I think this thematic waffling is what pulls down an otherwise solid read. I enjoy works that challenge norms, and I also enjoy works that lean into the tried and true formulas. But Trapped in a Dating Sim is trying to do both, which creates a disjointed experience for the reader. Are we flipping tropes on their head and doing something new, or are we revelling in the familiar comforts of an expected power fantasy? I could not get a read on which direction the work was trying to go thematically, and as a reader it gave me a bit of whiplash.
The art is nice but unremarkable. It mostly serves to show off the character designs, which make the cast look like school kids in a fantasy school setting. The best pieces to my mind are those featuring the Armor/mobile suits, and Leon's Arroganz is a particular standout. It's huge and wields a shovel, which makes for a distinctive workman-like look that took me back to my days playing Mechwarrior: Dark Age when we pushed agricultural mechs around alongside the standard hulking war machines.
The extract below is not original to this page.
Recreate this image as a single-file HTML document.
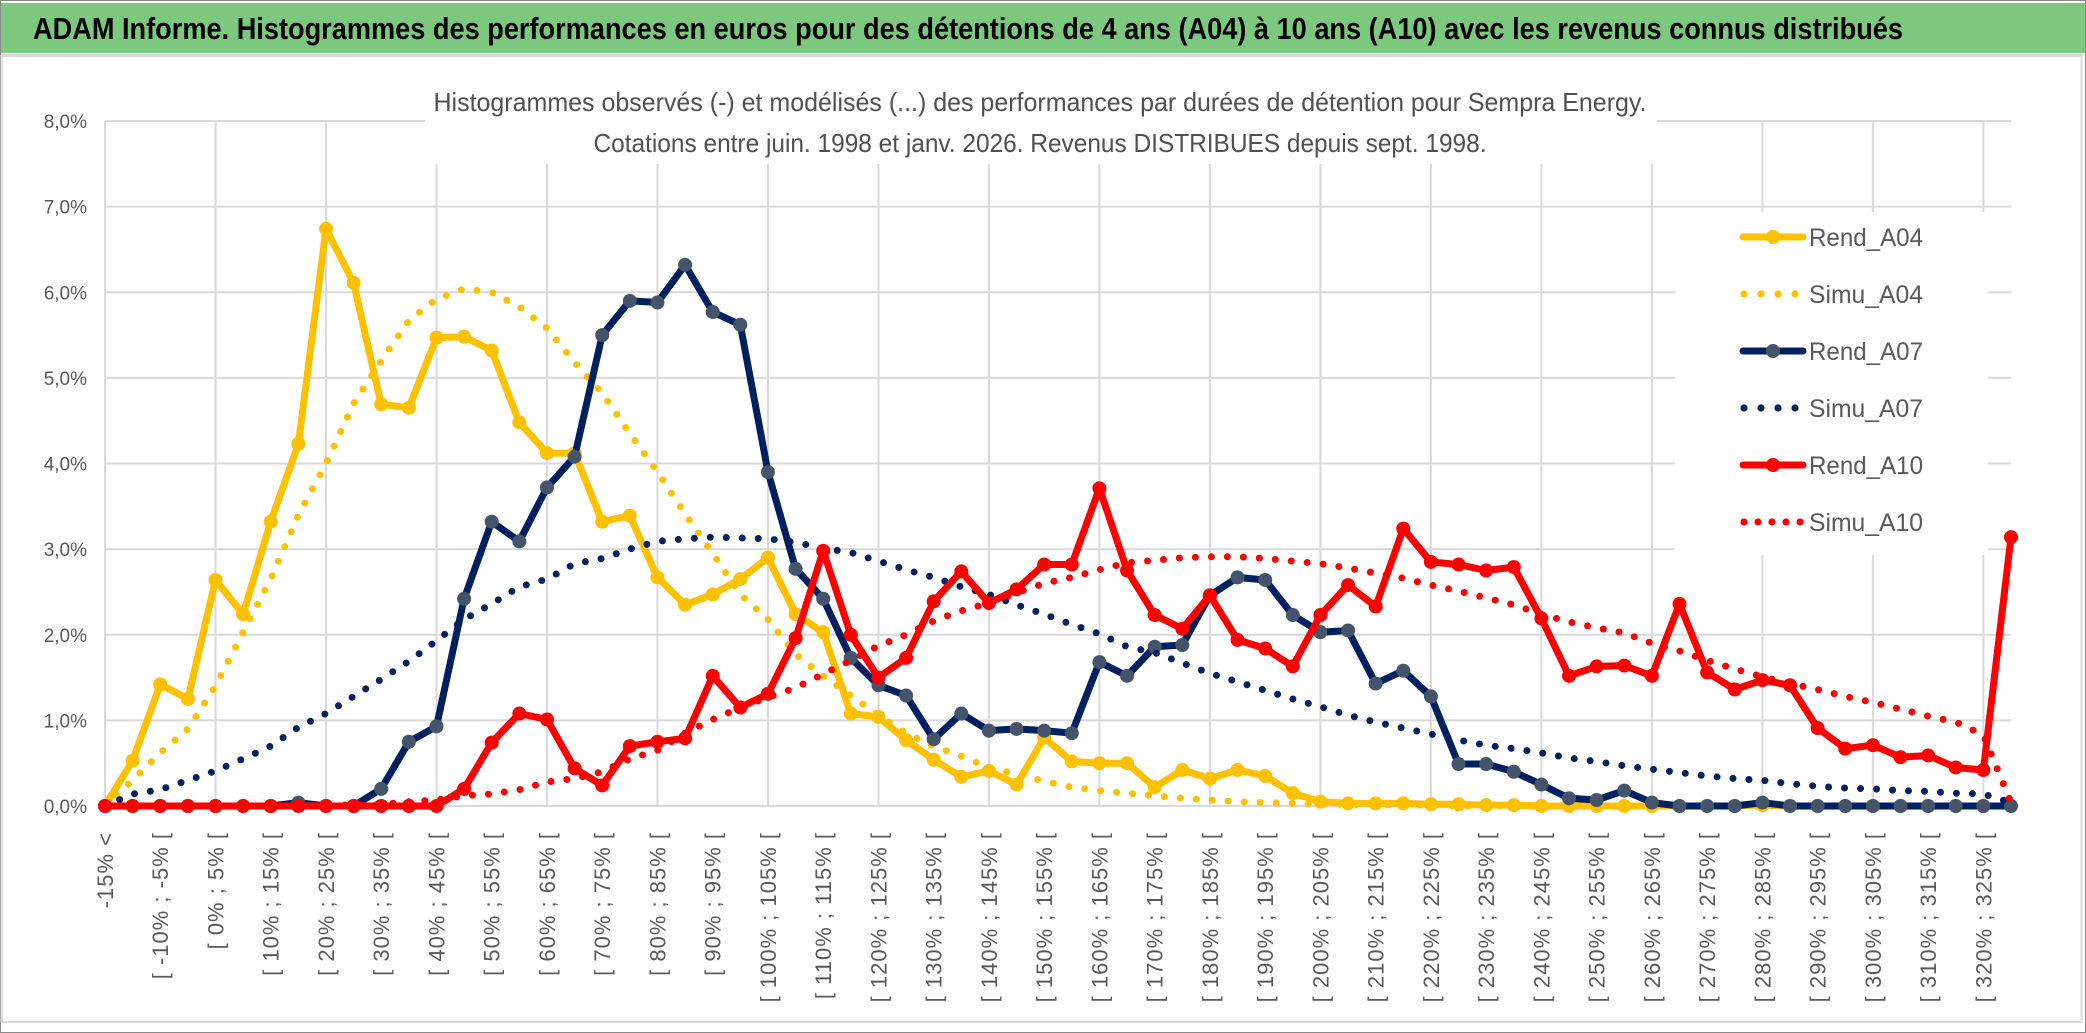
<!DOCTYPE html>
<html><head><meta charset="utf-8"><style>
html,body{margin:0;padding:0;background:#fff;}
svg{display:block;font-family:"Liberation Sans",sans-serif;}
</style></head><body>
<svg id="chart" width="2086" height="1033" viewBox="0 0 2086 1033" xmlns="http://www.w3.org/2000/svg">
<rect x="0.5" y="0.5" width="2085" height="1032" fill="#fff" stroke="#8a8a8a"/>
<rect x="1" y="3" width="2084" height="50" fill="#7DC87F"/>
<line x1="1" y1="55" x2="2083" y2="55" stroke="#d0d0d0" stroke-width="2"/>
<rect x="1.5" y="56" width="2080" height="966" fill="#fff" stroke="#d9d9d9" stroke-width="2"/>
<text x="33" y="39" font-size="31" font-weight="bold" fill="#000" textLength="1870" lengthAdjust="spacingAndGlyphs">ADAM Informe. Histogrammes des performances en euros pour des détentions de 4 ans (A04) à 10 ans (A10) avec les revenus connus distribués</text>
<g id="grid"></g>
<rect x="425" y="78" width="1232" height="86" fill="#fff"/>
<text x="1040" y="111" font-size="26" fill="#505050" text-anchor="middle" textLength="1213" lengthAdjust="spacingAndGlyphs">Histogrammes observés (-) et modélisés (...) des performances par durées de détention pour Sempra Energy.</text>
<text x="1040" y="152" font-size="26" fill="#505050" text-anchor="middle" textLength="893" lengthAdjust="spacingAndGlyphs">Cotations entre juin. 1998 et janv. 2026. Revenus DISTRIBUES depuis sept. 1998.</text>
<g id="yaxis"></g>
<g id="xaxis"></g>
<rect x="1675" y="212" width="313" height="343" fill="#fff"/>
<g id="series"></g>
<g id="legend"></g>
</svg>
<script>
const categories = [];
for (let i = 0; i < 70; i++) {
  if (i === 0) categories.push("-15% <");
  else categories.push("[ " + (5*(i-4)) + "% ; " + (5*(i-3)) + "% [");
}
const yTicks = [0,1,2,3,4,5,6,7,8];
const yTickLabels = ["0,0%","1,0%","2,0%","3,0%","4,0%","5,0%","6,0%","7,0%","8,0%"];
const seriesNames = ["Rend_A04","Simu_A04","Rend_A07","Simu_A07","Rend_A10","Simu_A10"];
const rendA04 = [0,0.53,1.42,1.25,2.64,2.24,3.32,4.23,6.74,6.11,
 4.69,4.65,5.47,5.48,5.32,4.48,4.12,4.12,3.32,3.39,
 2.67,2.35,2.47,2.65,2.9,2.24,2.03,1.08,1.04,0.77,
 0.54,0.34,0.41,0.25,0.8,0.52,0.5,0.5,0.22,0.42,
 0.32,0.42,0.35,0.15,0.05,0.03,0.03,0.03,0.02,0.02,
 0.01,0.01,0,0,0,0,0,0,0,0,
 0.01,0,0,0,0,0,0,0,0,0];
const simuA04 = [0,0.3,0.62,0.9,1.4,2.03,2.65,3.4,4.0,4.7,
 5.2,5.67,5.92,6.04,6.0,5.83,5.58,5.18,4.82,4.35,
 3.9,3.41,2.95,2.47,2.18,1.77,1.52,1.29,1.06,0.85,
 0.7,0.58,0.45,0.37,0.29,0.22,0.18,0.15,0.12,0.09,
 0.07,0.05,0.04,0.03,0.02,0.02,0.01,0.01,0.01,0,
 0,0,0,0,0,0,0,0,0,0,
 0,0,0,0,0,0,0,0,0,0];
const rendA07 = [0,0,0,0,0,0,0,0.04,0,0,
 0.2,0.75,0.93,2.42,3.32,3.09,3.72,4.08,5.5,5.9,
 5.88,6.32,5.77,5.62,3.9,2.77,2.42,1.73,1.41,1.29,
 0.78,1.08,0.88,0.9,0.88,0.85,1.68,1.52,1.86,1.88,
 2.46,2.67,2.64,2.23,2.03,2.05,1.43,1.58,1.28,0.49,
 0.49,0.4,0.25,0.09,0.07,0.18,0.04,0,0,0,
 0.04,0,0,0,0,0,0,0,0,0];
const simuA07 = [0,0.14,0.19,0.3,0.41,0.55,0.7,0.92,1.08,1.28,
 1.48,1.69,1.93,2.18,2.36,2.56,2.65,2.83,2.89,3.0,
 3.09,3.12,3.14,3.13,3.12,3.08,3.01,2.96,2.86,2.76,
 2.67,2.56,2.47,2.35,2.24,2.12,2.01,1.86,1.79,1.67,
 1.55,1.45,1.35,1.25,1.16,1.06,0.98,0.91,0.84,0.77,
 0.71,0.67,0.62,0.56,0.52,0.47,0.43,0.39,0.35,0.32,
 0.3,0.26,0.23,0.21,0.2,0.18,0.17,0.15,0.14,0.04];
const rendA10 = [0,0,0,0,0,0,0,0,0,0,
 0,0,0,0.2,0.74,1.08,1.01,0.44,0.24,0.7,
 0.75,0.79,1.52,1.15,1.31,1.96,2.98,2.0,1.5,1.73,
 2.39,2.74,2.37,2.53,2.82,2.82,3.71,2.75,2.23,2.07,
 2.46,1.94,1.84,1.63,2.23,2.58,2.33,3.24,2.85,2.82,
 2.75,2.79,2.19,1.52,1.63,1.64,1.52,2.36,1.56,1.36,
 1.47,1.41,0.91,0.67,0.71,0.57,0.59,0.45,0.42,3.14];
const simuA10 = [0,0,0,0,0,0,0,0,0.01,0.01,
 0.02,0.05,0.07,0.12,0.14,0.19,0.28,0.32,0.4,0.55,
 0.65,0.85,1.01,1.15,1.27,1.38,1.54,1.7,1.87,2.0,
 2.16,2.28,2.37,2.49,2.6,2.67,2.76,2.84,2.87,2.9,
 2.91,2.91,2.89,2.86,2.83,2.78,2.72,2.66,2.58,2.51,
 2.43,2.35,2.24,2.15,2.08,2.02,1.9,1.81,1.7,1.6,
 1.51,1.43,1.36,1.28,1.21,1.13,1.05,0.98,0.83,0.04];

const NS = "http://www.w3.org/2000/svg";
const X0 = 105, X1 = 2011, Y0 = 806, YTOP = 121, YMAX = 8;
function xPos(i){ return X0 + i * (X1 - X0) / (categories.length - 1); }
function yPos(v){ return Y0 - v * (Y0 - YTOP) / YMAX; }
function mk(tag, attrs, parent){
  const e = document.createElementNS(NS, tag);
  for (const k in attrs) e.setAttribute(k, attrs[k]);
  parent.appendChild(e); return e;
}
const grid = document.getElementById("grid");
yTicks.forEach(t => {
  const l = mk("line", {x1:X0, x2:X1, y1:yPos(t), y2:yPos(t), stroke:"#d9d9d9", "stroke-width":2}, grid);
  
  
});
for (let i = 0; i < categories.length; i += 4) {
  const l = mk("line", {x1:xPos(i), x2:xPos(i), y1:YTOP, y2:Y0, stroke:"#d9d9d9", "stroke-width":2}, grid);
  
  
}
const yaxis = document.getElementById("yaxis");
yTicks.forEach((t, k) => {
  const tx = mk("text", {x:87, y:yPos(t)+7, "font-size":19, fill:"#595959", "text-anchor":"end"}, yaxis);
  tx.textContent = yTickLabels[k];
  
  
});
const xaxis = document.getElementById("xaxis");
categories.forEach((c, i) => {
  if (i % 2 !== 0) return;
  const x = xPos(i) + 8, y = 832;
  const tx = mk("text", {x:x, y:y, "font-size":22, fill:"#595959", "text-anchor":"end", "letter-spacing":"1", transform:"rotate(-90 "+x+" "+y+")"}, xaxis);
  tx.textContent = c;
  
  
});
const styles = [
  {data:rendA04, color:"#FFC000", marker:"#FFC000", dotted:false},
  {data:simuA04, color:"#FFC000", dotted:true},
  {data:rendA07, color:"#002060", marker:"#44546A", dotted:false},
  {data:simuA07, color:"#002060", dotted:true},
  {data:rendA10, color:"#FF0000", marker:"#FF0000", dotted:false},
  {data:simuA10, color:"#FF0000", dotted:true}
];
const sg = document.getElementById("series");
styles.forEach((s, k) => {
  const g = mk("g", {}, sg);
  
  
  const pts = s.data.map((v, i) => xPos(i).toFixed(1) + "," + yPos(v).toFixed(1)).join(" ");
  const pl = mk("polyline", {points:pts, fill:"none", stroke:s.color, "stroke-width": 7, "stroke-linejoin":"round", "stroke-linecap":"round"}, g);
  if (s.dotted) pl.setAttribute("stroke-dasharray", "0 16");
  
  
  if (!s.dotted) {
    s.data.forEach((v, i) => {
      const c = mk("circle", {cx:xPos(i), cy:yPos(v), r:7, fill:s.marker}, g);
      
      
    });
  }
});
const lg = document.getElementById("legend");
const legendY = [237,294,351,408,465,522];
styles.forEach((s, k) => {
  const y = legendY[k];
  const it = mk("g", {}, lg);
  
  
  if (s.dotted) {
    for (let d = 0; d < (k === 5 ? 5 : 4); d++) mk("circle", {cx:1744 + d*(k===5?14:17), cy:y, r:3.6, fill:s.color}, it);
  } else {
    mk("line", {x1:1743, x2:1803, y1:y, y2:y, stroke:s.color, "stroke-width":7, "stroke-linecap":"round"}, it);
    mk("circle", {cx:1773, cy:y, r:7, fill:s.marker}, it);
  }
  const tx = mk("text", {x:1809, y:y+9, "font-size":25, fill:"#595959", textLength:114, lengthAdjust:"spacingAndGlyphs"}, it);
  tx.textContent = seriesNames[k];
  
  
});
</script>
</body></html>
In sum, Trapped in a Dating Sim: The World of Otome Games is Tough for Mobs Volume 1 is a strong start to the series. It has a great cast, an interesting hook, and plenty of meaty plot threads that could lead to all sorts of interesting places. But it is often held back by its own inability to commit, and for every cliche it attempts to subvert or social issue it attempts to address it just as quickly turns around and leans on absurd tropes or is completely blase about obvious societal injustices. I do think there is a lot of promise in this one though and on the whole enjoyed my time with it. I think that if future volumes are more consistent in their messaging or themes, this could be a really stellar series overall.